For The Ringer, Lex Pryor looked at the racism that has pervaded golf for decades:

Golf means something in the American psyche; it is greater than a pastime, greater than an industry. It’s no coincidence that golf courses are staples of country clubs from the steaming bogs of South Florida to the Pacific coast. There is a reason the PGA Tour was the last major American sports organization to desegregate, and a reason the LPGA Tour has yet to see the total number of Black participants in its history touch double digits.

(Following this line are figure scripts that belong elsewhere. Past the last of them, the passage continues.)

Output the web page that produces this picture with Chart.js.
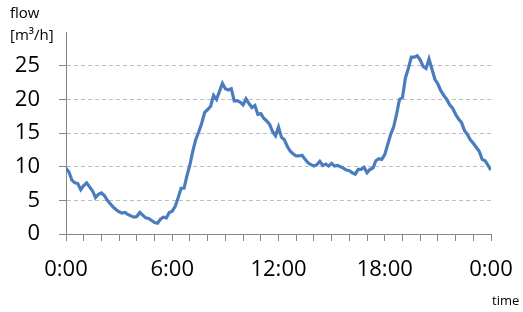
<!DOCTYPE html>
<html>
<head>
<meta charset="utf-8">
<script src="https://cdn.jsdelivr.net/npm/chart.js@4"></script>
<style>
  body { margin: 0; background: #fff; }
</style>
</head>
<body>
<canvas id="flowChart" width="523" height="312"></canvas>
<script>
// sampling step of the series, in hours (10 minutes)
const stepHours = 1 / 6;

// flow in m3/h, one row per hour of the day, last value is 24:00
const flow = [
    9.8, 9.2, 8.0, 7.6, 7.5, 6.6,
    7.2, 7.6, 7.0, 6.4, 5.4, 5.9,
    6.1, 5.7, 5.0, 4.5, 4.0, 3.6,
    3.3, 3.1, 3.2, 2.9, 2.7, 2.5,
    2.6, 3.2, 2.8, 2.4, 2.3, 2.0,
    1.7, 1.6, 2.2, 2.5, 2.4, 3.2,
    3.4, 4.1, 5.4, 6.8, 6.8, 8.7,
    10.3, 12.4, 14.1, 15.2, 16.5, 18.1,
    18.5, 19.0, 20.6, 20.0, 21.2, 22.4,
    21.6, 21.4, 21.6, 19.8, 19.8, 19.6,
    19.2, 20.1, 19.4, 18.8, 19.1, 17.8,
    17.9, 17.2, 16.8, 16.3, 15.2, 14.6,
    15.9, 14.4, 14.0, 13.0, 12.3, 11.9,
    11.6, 11.6, 11.7, 11.1, 10.6, 10.3,
    10.1, 10.3, 10.8, 10.2, 10.4, 10.1,
    10.5, 10.1, 10.2, 10.0, 9.8, 9.5,
    9.4, 9.1, 8.9, 9.6, 9.6, 9.9,
    9.1, 9.6, 9.8, 10.9, 11.2, 11.1,
    11.8, 13.3, 14.8, 15.9, 17.8, 20.0,
    20.3, 23.2, 24.6, 26.3, 26.3, 26.5,
    25.9, 24.9, 24.6, 26.0, 24.5, 23.0,
    22.3, 21.3, 20.6, 20.0, 19.2, 18.7,
    17.8, 17.1, 16.6, 15.4, 14.8, 14.0,
    13.5, 12.9, 12.3, 11.1, 10.9, 10.2,
    9.5
];

const timeLabels = ['0:00', '6:00', '12:00', '18:00', '0:00'];
const flowTicks = [0, 5, 10, 15, 20, 25];

const axisGrey = '#868686';
const font = 'Open Sans';

// axis captions drawn as canvas text
const captions = {
    id: 'captions',
    afterDraw(chart) {
        const c = chart.ctx;
        c.save();
        c.fillStyle = '#000';
        c.textBaseline = 'alphabetic';
        c.font = '15px "' + font + '"';
        c.textAlign = 'left';
        c.fillText('flow', 10, 18);
        c.fillText('[m³/h]', 10, 40);
        c.font = '13px "' + font + '"';
        c.fillText('time', 492, 305);
        c.restore();
    }
};

const ctx = document.getElementById('flowChart').getContext('2d');
const flowChart = new Chart(ctx, {
    type: 'line',
    data: {
        datasets: [{
            data: flow.map((v, i) => ({ x: i * stepHours, y: v })),
            borderColor: '#4a7dbd',
            borderWidth: 3.2,
            pointRadius: 0,
            tension: 0,
            fill: false
        }]
    },
    options: {
        responsive: false,
        animation: false,
        layout: { padding: { top: 29, right: 32, left: 0, bottom: 0 } },
        plugins: { legend: { display: false }, tooltip: { enabled: false } },
        scales: {
            x: {
                type: 'linear',
                min: 0,
                max: 24,
                afterFit: s => {
                    s.height = 78;
                    s.paddingLeft = 0;
                    s.paddingRight = 0;
                },
                ticks: {
                    stepSize: 1,
                    autoSkip: false,
                    maxRotation: 0,
                    padding: 16,
                    color: '#000',
                    font: { family: font, size: 22 },
                    callback: v => (v % 6 === 0 ? timeLabels[v / 6] : '')
                },
                grid: { drawOnChartArea: false, tickLength: 7, tickColor: axisGrey },
                border: { color: axisGrey, width: 1 }
            },
            y: {
                min: 0,
                max: 30,
                afterFit: s => { s.width = 66; },
                ticks: {
                    stepSize: 5,
                    padding: 19,
                    color: '#000',
                    font: { family: font, size: 22 },
                    callback: v => (flowTicks.includes(v) ? String(v) : '')
                },
                grid: {
                    color: c => (c.tick && c.tick.value > 0 && c.tick.value < 30 ? '#bdbdbd' : 'rgba(0,0,0,0)'),
                    tickColor: c => (c.tick && c.tick.value < 30 ? axisGrey : 'rgba(0,0,0,0)'),
                    tickLength: 7
                },
                border: { color: axisGrey, width: 1, dash: [4, 3] }
            }
        }
    },
    plugins: [captions]
});
</script>
</body>
</html>
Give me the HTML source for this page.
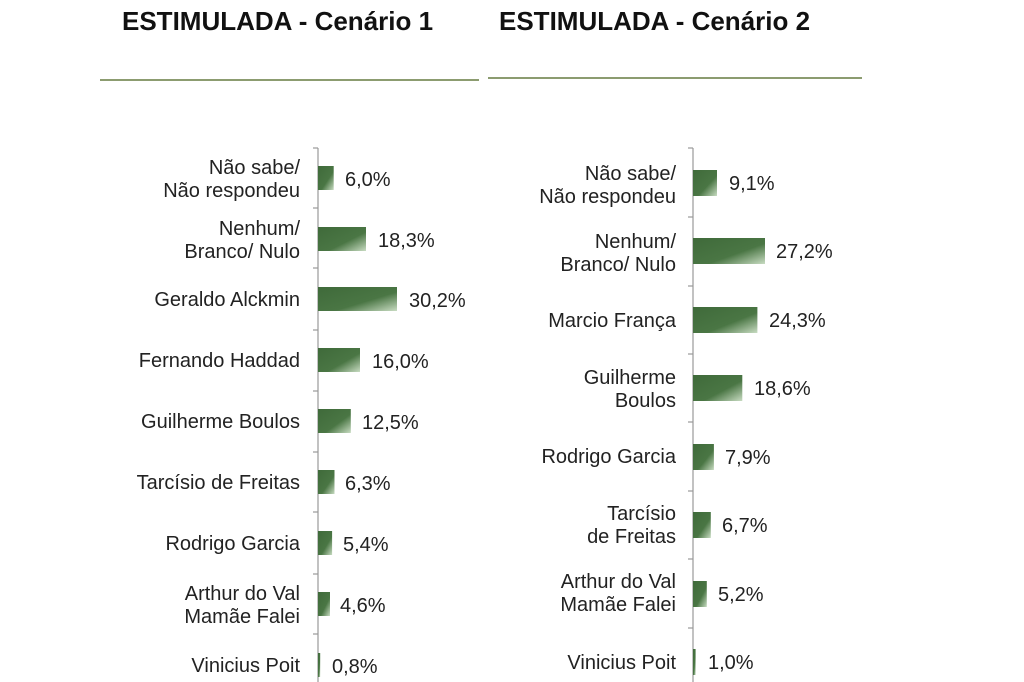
<!DOCTYPE html>
<html><head><meta charset="utf-8"><style>
html,body{margin:0;padding:0;background:#fff;}
svg{display:block;}
text{font-family:"Liberation Sans",Arial,sans-serif;fill:#222;}
</style></head><body>
<svg width="1024" height="682" viewBox="0 0 1024 682" xmlns="http://www.w3.org/2000/svg">
<defs>
<linearGradient id="g" x1="0" y1="0" x2="1" y2="1">
<stop offset="0" stop-color="#3f6a3a"/><stop offset="0.6" stop-color="#4a7644"/><stop offset="1" stop-color="#c8dcc2"/>
</linearGradient>
</defs>
<text x="122" y="30" font-size="26" font-weight="bold" style="fill:#111">ESTIMULADA - Cenário 1</text>
<text x="499" y="30" font-size="26" font-weight="bold" style="fill:#111">ESTIMULADA - Cenário 2</text>
<line x1="100" y1="80" x2="479" y2="80" stroke="#8c9c70" stroke-width="2"/>
<line x1="488" y1="78" x2="862" y2="78" stroke="#8c9c70" stroke-width="2"/>

<!-- chart 1 -->
<g stroke="#999" stroke-width="1.2">
<line x1="318" y1="148" x2="318" y2="682"/>
<line x1="313" y1="148" x2="318" y2="148"/><line x1="313" y1="208" x2="318" y2="208"/>
<line x1="313" y1="268" x2="318" y2="268"/><line x1="313" y1="330" x2="318" y2="330"/>
<line x1="313" y1="391" x2="318" y2="391"/><line x1="313" y1="452" x2="318" y2="452"/>
<line x1="313" y1="512" x2="318" y2="512"/><line x1="313" y1="574" x2="318" y2="574"/>
<line x1="313" y1="634" x2="318" y2="634"/>
</g>
<g fill="url(#g)">
<rect x="318" y="166" width="15.7" height="24"/>
<rect x="318" y="227" width="48" height="24"/>
<rect x="318" y="287" width="79" height="24"/>
<rect x="318" y="348" width="42" height="24"/>
<rect x="318" y="409" width="32.8" height="24"/>
<rect x="318" y="470" width="16.5" height="24"/>
<rect x="318" y="531" width="14.1" height="24"/>
<rect x="318" y="592" width="12" height="24"/>
<rect x="318" y="653" width="2.2" height="24"/>
</g>
<g font-size="20" text-anchor="end">
<text x="300" y="174">Não sabe/</text><text x="300" y="197">Não respondeu</text>
<text x="300" y="235">Nenhum/</text><text x="300" y="258">Branco/ Nulo</text>
<text x="300" y="306">Geraldo Alckmin</text>
<text x="300" y="367">Fernando Haddad</text>
<text x="300" y="428">Guilherme Boulos</text>
<text x="300" y="489">Tarcísio de Freitas</text>
<text x="300" y="550">Rodrigo Garcia</text>
<text x="300" y="600">Arthur do Val</text><text x="300" y="623">Mamãe Falei</text>
<text x="300" y="672">Vinicius Poit</text>
</g>
<g font-size="20">
<text x="345" y="186">6,0%</text>
<text x="378" y="247">18,3%</text>
<text x="409" y="307">30,2%</text>
<text x="372" y="368">16,0%</text>
<text x="362" y="429">12,5%</text>
<text x="345" y="490">6,3%</text>
<text x="343" y="551">5,4%</text>
<text x="340" y="612">4,6%</text>
<text x="332" y="673">0,8%</text>
</g>

<!-- chart 2 -->
<g stroke="#999" stroke-width="1.2">
<line x1="693" y1="148" x2="693" y2="682"/>
<line x1="688" y1="148" x2="693" y2="148"/><line x1="688" y1="217" x2="693" y2="217"/>
<line x1="688" y1="286" x2="693" y2="286"/><line x1="688" y1="354" x2="693" y2="354"/>
<line x1="688" y1="422" x2="693" y2="422"/><line x1="688" y1="491" x2="693" y2="491"/>
<line x1="688" y1="559" x2="693" y2="559"/><line x1="688" y1="628" x2="693" y2="628"/>
</g>
<g fill="url(#g)">
<rect x="693" y="170" width="24" height="26"/>
<rect x="693" y="238" width="72" height="26"/>
<rect x="693" y="307" width="64.4" height="26"/>
<rect x="693" y="375" width="49.3" height="26"/>
<rect x="693" y="444" width="20.9" height="26"/>
<rect x="693" y="512" width="17.8" height="26"/>
<rect x="693" y="581" width="13.8" height="26"/>
<rect x="693" y="649" width="2.6" height="26"/>
</g>
<g font-size="20" text-anchor="end">
<text x="676" y="180">Não sabe/</text><text x="676" y="203">Não respondeu</text>
<text x="676" y="248">Nenhum/</text><text x="676" y="271">Branco/ Nulo</text>
<text x="676" y="327">Marcio França</text>
<text x="676" y="384">Guilherme</text><text x="676" y="407">Boulos</text>
<text x="676" y="463">Rodrigo Garcia</text>
<text x="676" y="520">Tarcísio</text><text x="676" y="543">de Freitas</text>
<text x="676" y="588">Arthur do Val</text><text x="676" y="611">Mamãe Falei</text>
<text x="676" y="669">Vinicius Poit</text>
</g>
<g font-size="20">
<text x="729" y="190">9,1%</text>
<text x="776" y="258">27,2%</text>
<text x="769" y="327">24,3%</text>
<text x="754" y="395">18,6%</text>
<text x="725" y="464">7,9%</text>
<text x="722" y="532">6,7%</text>
<text x="718" y="601">5,2%</text>
<text x="708" y="669">1,0%</text>
</g>
</svg>
</body></html>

Out of the roughly 360 years that golf has existed on American soil, the sport has worshipped at the altar of racial segregation for all but a sixth of them. Today, there are only two Black men in the top 100 worldwide rankings and only one Black woman in the top 300 worldwide rankings. Since the day that Tiger Woods—the most important golfer of all time and a man of Thai, white, Black, and Native American descent—burst onto the PGA Tour in 1996, there have been fewer Black golfers than there were in the 25 years beforehand. The data shows that golf’s dearth of Black professionals continues to metastasize.

Shout outs to Tiger, Bill Powell, his daughter Renee Powell, Althea Gibson, Jim Dent, Lee Elder, Mariah Stackhouse, and so many other Black golfers many of us probably haven’t heard of before.